The seventh battle was in the Caledonian Forest, that is, Cat Coit Celidon…
Riding hard to catch up with Aulus Hectorius and the main army, Caius Hectorius, Lugh Striking-Hand, and Peredur fall into and then escape a Pictish ambush. Meanwhile, angry with himself for his failure, Quintus Badiovirus maneuvers around Kaw’s Pictish guerrillas. During one of their ambushes, the Picts wound Aulus, forcing the army to move into the ruins of an ancient Roman fort to hold out until their commander can recover.
When Baviovirus makes it back to camp, he’s looking forward to some time with Aedan ap Cynfelyn, but Aedan wants to penetrate Badiovirus this time. In explaining why he doesn’t want to do that, Badiovirus explains that a Roman man cannot be used like a woman in such a fashion. Aedan, for the first time, that their relationship isn’t about love, but domination.
Myrddin sends Caius, Lugh, Peredur, Badiovirus, Owain Rheged and Titus Drustanus to a nearby well said to have healing powers, to bring some of its water back for Aulus. There, Caius drinks from the water, giving him a vision in which the Virgin Mary leads him to a battle against his darkest self. The monk guarding the well accuses Titus of murdering his wife in Ireland. Owain’s gwyllt overcomes him, sending him naked into the woods, where he encounters the god Bran and can only regain his humanity by mastering the language of the trees and guessing the god’s name. Lugh notices the syncretism of the shrine, uniting the imagery of the older goddess Brigit and the Virgin Mary. The monk admits that he used to be a druid, and has composed a poem encoding ancient druidic secrets, called the Cad Goddeu (“Battle of the Trees”). Owain learns the poem, and notices that it seems to relate to his encounter with Bran.
After they bring the water back, Aulus drinks from it and recovers. He tells Caius that he had a vision of the Virgin Mary as well, in which she appeared as a fierce mother bear, cast him into a fire to burn away his sins, called him “Arthur,” promised that if he painted her image on his shield his campaign would succeed, but said that he would only save the Britons if he could learn the lesson she had already taught his brother.
Aulus sends Titus to infiltrate the Picts.

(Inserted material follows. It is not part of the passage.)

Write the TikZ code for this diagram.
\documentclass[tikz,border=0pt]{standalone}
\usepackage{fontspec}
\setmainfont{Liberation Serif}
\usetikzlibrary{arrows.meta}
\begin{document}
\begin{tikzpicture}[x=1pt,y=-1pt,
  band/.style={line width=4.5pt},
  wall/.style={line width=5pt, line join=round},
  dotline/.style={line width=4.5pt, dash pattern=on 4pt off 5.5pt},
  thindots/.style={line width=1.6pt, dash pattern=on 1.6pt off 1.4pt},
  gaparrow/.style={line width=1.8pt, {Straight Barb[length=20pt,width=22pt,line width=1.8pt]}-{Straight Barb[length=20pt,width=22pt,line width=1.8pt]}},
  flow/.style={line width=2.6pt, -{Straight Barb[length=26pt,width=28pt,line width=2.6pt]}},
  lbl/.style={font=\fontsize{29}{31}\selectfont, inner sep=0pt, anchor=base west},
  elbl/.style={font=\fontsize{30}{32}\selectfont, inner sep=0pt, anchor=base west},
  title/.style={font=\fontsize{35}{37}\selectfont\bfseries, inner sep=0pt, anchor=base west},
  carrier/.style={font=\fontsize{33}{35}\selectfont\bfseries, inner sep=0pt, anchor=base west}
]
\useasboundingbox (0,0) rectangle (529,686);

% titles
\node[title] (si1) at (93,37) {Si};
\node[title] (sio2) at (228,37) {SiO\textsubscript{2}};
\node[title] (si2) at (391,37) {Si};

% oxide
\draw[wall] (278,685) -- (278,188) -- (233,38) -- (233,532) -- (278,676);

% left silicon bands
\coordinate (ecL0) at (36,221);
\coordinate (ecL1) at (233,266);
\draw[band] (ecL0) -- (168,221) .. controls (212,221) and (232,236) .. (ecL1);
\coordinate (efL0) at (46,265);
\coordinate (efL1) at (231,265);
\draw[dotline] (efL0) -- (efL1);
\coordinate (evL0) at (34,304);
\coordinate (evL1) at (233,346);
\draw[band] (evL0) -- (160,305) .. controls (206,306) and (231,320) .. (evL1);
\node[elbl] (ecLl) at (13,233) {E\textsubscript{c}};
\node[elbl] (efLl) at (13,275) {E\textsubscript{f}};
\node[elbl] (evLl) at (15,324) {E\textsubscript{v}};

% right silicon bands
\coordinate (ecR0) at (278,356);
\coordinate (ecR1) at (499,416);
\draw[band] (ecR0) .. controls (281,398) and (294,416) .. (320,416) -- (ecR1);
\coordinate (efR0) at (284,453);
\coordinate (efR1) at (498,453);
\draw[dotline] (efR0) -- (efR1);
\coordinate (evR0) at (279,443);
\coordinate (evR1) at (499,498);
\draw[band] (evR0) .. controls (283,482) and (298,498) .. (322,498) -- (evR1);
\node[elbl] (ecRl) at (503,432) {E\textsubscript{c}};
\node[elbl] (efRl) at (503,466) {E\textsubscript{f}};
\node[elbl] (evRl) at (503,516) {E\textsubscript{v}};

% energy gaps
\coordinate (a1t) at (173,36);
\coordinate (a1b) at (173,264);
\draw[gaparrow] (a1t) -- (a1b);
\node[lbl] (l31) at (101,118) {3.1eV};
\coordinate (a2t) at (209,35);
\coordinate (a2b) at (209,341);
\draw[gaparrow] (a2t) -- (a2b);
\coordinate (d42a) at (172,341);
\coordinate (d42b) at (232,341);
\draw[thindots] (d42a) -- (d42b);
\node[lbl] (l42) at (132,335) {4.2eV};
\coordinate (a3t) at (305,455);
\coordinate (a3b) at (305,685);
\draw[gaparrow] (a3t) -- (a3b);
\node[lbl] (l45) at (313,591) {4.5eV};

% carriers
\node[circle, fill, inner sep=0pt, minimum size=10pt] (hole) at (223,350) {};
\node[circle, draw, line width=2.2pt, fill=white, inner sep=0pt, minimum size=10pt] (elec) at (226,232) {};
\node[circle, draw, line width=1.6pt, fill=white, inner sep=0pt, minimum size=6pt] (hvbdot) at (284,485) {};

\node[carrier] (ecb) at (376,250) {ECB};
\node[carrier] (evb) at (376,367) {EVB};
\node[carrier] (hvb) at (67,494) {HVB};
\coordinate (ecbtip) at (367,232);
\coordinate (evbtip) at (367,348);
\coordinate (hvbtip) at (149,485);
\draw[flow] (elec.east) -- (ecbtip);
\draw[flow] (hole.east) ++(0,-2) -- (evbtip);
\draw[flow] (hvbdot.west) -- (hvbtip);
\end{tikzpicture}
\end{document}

When the Picts send him to kill Badiovirus to prove himself, he takes Badiovirus’s bear pelt, and murders and beheads one of his men, to convince them. Badiovirus, angered by the apparent death of one of his men at the Picts’ hands, pursues them and finds their hidden camp. He returns to alert Aulus. Lugh promises that whoever of his men kills the most Picts will win a prize. The army attacks the camp, killing Kaw in the process. Only after the battle is over does Owain realize that the events of the battle seem to already be encoded in the poem.

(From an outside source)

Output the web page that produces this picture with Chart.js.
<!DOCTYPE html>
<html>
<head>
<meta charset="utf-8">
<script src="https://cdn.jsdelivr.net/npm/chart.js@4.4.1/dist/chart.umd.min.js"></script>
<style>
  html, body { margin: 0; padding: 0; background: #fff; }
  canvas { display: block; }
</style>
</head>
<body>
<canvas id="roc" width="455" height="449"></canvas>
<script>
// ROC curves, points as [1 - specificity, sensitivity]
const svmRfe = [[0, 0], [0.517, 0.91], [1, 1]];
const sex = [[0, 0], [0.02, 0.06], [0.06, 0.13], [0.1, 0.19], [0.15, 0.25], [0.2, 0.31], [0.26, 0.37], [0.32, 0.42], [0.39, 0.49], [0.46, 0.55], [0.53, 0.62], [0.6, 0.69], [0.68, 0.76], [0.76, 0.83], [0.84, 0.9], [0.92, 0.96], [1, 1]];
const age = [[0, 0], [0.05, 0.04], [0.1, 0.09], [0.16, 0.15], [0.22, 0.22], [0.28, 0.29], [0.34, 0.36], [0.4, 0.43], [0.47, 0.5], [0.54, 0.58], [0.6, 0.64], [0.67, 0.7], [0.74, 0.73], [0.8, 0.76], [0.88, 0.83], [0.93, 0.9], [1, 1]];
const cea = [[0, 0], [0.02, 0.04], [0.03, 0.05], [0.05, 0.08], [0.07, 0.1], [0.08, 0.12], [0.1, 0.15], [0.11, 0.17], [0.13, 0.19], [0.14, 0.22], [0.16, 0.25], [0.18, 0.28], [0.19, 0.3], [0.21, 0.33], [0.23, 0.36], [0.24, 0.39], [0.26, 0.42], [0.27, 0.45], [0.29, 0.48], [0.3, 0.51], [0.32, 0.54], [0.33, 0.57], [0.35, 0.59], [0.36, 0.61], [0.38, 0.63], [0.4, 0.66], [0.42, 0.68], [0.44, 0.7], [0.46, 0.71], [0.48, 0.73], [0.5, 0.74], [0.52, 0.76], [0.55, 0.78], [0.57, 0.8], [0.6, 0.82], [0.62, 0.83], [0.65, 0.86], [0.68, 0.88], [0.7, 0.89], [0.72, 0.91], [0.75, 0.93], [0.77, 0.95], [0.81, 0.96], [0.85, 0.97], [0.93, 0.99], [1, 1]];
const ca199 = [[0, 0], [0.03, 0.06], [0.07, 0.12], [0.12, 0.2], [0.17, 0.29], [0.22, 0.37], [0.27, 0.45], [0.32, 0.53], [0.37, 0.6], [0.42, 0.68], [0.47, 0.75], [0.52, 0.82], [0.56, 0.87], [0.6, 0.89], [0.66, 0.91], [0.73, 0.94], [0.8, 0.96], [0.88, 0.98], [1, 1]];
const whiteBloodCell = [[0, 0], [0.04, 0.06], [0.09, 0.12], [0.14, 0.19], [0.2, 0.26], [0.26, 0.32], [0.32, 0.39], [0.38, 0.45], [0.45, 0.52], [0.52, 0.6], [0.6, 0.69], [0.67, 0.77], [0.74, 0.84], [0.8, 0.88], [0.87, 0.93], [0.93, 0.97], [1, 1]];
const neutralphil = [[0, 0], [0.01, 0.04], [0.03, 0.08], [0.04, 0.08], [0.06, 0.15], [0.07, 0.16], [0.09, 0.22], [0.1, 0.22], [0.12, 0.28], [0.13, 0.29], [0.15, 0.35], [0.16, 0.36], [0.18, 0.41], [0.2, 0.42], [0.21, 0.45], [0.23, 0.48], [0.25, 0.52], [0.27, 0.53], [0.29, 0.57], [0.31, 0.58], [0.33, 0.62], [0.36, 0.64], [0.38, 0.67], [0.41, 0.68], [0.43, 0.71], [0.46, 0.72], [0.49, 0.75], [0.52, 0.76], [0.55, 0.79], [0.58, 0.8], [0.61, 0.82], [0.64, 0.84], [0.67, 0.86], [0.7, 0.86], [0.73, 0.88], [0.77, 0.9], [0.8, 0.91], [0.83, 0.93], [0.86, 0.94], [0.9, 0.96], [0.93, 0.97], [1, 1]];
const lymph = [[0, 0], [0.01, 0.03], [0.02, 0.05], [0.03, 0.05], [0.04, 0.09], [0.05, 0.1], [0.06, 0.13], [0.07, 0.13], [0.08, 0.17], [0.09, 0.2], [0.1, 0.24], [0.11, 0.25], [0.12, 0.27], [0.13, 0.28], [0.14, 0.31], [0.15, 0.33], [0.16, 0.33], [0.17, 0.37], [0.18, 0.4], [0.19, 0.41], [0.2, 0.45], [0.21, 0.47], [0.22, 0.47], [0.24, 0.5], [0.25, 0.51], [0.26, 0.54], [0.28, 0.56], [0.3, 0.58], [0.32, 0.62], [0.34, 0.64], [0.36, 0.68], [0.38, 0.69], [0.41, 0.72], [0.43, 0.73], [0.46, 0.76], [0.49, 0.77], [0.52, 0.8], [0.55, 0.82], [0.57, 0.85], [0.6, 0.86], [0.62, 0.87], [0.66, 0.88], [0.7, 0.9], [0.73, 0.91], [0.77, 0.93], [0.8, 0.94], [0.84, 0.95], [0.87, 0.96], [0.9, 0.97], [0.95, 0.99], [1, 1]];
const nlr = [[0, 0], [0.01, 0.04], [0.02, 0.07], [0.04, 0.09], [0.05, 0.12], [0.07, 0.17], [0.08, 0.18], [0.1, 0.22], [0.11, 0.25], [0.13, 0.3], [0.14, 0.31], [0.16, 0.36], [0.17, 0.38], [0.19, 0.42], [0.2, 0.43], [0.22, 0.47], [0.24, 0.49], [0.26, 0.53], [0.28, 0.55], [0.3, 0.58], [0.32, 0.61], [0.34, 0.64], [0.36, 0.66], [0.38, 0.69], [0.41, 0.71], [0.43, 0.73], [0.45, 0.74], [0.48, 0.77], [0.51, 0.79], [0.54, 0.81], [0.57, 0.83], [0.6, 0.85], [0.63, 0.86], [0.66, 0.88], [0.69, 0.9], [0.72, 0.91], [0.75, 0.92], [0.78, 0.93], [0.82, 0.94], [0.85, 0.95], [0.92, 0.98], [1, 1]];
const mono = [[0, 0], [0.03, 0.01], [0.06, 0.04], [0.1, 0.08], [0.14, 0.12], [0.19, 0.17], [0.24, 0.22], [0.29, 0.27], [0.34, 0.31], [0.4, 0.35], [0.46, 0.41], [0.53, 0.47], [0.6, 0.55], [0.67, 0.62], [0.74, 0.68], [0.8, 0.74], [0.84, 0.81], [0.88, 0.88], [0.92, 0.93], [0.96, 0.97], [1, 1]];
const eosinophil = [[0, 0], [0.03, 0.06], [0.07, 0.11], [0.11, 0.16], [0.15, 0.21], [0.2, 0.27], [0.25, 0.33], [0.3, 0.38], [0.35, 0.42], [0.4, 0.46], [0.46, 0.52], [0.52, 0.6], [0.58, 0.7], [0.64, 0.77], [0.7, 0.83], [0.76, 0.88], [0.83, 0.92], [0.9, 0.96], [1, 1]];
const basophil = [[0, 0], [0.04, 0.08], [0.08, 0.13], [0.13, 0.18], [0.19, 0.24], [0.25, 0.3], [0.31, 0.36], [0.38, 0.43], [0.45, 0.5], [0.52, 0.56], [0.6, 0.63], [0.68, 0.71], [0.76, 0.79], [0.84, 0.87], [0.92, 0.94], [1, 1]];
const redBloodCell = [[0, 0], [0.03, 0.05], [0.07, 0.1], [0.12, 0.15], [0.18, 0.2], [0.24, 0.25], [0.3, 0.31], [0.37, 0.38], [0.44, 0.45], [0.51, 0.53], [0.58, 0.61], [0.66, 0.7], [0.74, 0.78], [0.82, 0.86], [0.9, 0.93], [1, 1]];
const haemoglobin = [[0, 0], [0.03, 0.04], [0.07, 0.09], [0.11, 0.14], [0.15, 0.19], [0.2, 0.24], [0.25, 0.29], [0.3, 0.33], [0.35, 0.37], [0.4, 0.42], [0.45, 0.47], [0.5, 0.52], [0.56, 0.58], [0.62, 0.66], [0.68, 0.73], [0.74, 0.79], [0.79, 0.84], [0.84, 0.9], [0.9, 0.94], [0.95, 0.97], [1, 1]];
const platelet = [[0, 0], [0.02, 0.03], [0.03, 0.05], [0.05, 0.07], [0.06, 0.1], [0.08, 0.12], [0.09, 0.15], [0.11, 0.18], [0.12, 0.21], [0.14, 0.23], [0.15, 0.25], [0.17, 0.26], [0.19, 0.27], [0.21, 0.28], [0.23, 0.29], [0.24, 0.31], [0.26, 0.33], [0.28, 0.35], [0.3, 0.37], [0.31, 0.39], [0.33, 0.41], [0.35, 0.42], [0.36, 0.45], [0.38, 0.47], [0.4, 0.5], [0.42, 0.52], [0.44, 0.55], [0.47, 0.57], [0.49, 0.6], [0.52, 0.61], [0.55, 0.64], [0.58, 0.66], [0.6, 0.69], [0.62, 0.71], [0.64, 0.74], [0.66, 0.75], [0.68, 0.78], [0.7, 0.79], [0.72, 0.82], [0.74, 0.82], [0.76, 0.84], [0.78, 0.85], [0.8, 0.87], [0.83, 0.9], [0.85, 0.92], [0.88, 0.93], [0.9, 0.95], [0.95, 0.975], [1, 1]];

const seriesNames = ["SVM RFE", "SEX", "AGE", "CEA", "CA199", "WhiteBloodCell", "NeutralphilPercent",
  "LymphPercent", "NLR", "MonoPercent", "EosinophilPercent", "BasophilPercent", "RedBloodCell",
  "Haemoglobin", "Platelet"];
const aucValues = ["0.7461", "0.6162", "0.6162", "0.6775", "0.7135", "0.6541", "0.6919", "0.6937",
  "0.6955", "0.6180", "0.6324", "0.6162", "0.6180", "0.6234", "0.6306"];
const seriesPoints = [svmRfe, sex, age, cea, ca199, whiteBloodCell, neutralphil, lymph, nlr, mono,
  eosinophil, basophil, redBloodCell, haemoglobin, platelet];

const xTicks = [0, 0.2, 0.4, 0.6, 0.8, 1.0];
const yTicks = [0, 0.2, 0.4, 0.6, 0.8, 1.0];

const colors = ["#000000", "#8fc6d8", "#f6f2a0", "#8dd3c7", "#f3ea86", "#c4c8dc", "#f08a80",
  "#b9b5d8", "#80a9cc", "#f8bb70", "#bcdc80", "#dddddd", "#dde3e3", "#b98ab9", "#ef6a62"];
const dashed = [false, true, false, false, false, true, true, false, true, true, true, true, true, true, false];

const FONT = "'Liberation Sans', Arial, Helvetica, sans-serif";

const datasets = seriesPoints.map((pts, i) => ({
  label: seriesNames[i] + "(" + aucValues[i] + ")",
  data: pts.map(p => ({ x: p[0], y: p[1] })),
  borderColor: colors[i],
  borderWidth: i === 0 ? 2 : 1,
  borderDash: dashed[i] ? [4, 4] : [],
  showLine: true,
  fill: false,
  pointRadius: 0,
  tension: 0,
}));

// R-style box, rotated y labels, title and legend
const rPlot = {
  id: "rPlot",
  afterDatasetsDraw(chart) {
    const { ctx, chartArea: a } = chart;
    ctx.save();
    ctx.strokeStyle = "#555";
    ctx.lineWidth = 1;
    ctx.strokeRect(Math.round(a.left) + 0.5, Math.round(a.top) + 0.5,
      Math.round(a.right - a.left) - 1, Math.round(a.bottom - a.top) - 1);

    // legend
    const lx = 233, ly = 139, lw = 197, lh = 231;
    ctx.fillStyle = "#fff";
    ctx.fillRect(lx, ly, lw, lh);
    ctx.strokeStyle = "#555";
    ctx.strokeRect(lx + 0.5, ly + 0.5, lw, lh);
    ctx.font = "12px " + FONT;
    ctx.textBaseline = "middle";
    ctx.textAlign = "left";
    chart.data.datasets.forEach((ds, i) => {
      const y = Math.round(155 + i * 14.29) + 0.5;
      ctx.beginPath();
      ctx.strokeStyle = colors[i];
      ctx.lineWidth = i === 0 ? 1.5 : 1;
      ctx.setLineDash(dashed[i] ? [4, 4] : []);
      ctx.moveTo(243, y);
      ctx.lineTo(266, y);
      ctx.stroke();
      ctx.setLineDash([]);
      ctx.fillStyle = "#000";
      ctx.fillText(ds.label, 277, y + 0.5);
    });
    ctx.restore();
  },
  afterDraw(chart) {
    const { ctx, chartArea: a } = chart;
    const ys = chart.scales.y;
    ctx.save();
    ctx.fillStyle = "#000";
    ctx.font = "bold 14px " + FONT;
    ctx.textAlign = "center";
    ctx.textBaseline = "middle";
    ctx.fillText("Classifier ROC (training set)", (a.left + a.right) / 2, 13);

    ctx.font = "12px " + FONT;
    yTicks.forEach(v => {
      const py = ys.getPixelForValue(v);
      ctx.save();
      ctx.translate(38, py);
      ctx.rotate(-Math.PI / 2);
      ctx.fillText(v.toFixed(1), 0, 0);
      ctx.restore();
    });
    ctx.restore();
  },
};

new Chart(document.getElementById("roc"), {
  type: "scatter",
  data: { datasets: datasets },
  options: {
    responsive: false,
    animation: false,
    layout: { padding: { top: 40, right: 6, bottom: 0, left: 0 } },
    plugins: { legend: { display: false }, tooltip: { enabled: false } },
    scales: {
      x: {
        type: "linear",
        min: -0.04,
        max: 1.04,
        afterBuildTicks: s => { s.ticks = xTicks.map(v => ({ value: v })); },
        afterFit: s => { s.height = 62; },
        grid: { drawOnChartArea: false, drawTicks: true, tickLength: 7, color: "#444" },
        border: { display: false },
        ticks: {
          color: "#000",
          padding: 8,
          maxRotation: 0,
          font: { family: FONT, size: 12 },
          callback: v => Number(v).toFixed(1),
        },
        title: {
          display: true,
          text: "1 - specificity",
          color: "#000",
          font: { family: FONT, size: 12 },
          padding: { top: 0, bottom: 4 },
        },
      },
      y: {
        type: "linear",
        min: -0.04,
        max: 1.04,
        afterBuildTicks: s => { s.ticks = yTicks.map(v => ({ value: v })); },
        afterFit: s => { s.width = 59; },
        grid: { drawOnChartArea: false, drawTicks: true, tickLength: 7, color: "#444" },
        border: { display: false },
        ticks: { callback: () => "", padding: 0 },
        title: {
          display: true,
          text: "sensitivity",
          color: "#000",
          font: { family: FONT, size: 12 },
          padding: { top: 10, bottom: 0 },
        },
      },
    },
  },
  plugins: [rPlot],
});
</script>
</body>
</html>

Aedan killed the most Picts of any in Lugh’s warband, and Lugh reveals the prize as the pick of the Pictish loot. Aedan asks for the head of Badiovirus’s man, displayed in the middle of the camp. Badiovirus is furious. Aedan offers to give it to him — if he will submit to Aedan penetrating him right there, in front of the entire army. As he finishes, he whispers in Badiovirus’s ear, “If you want to make this about power, then I can oblige.”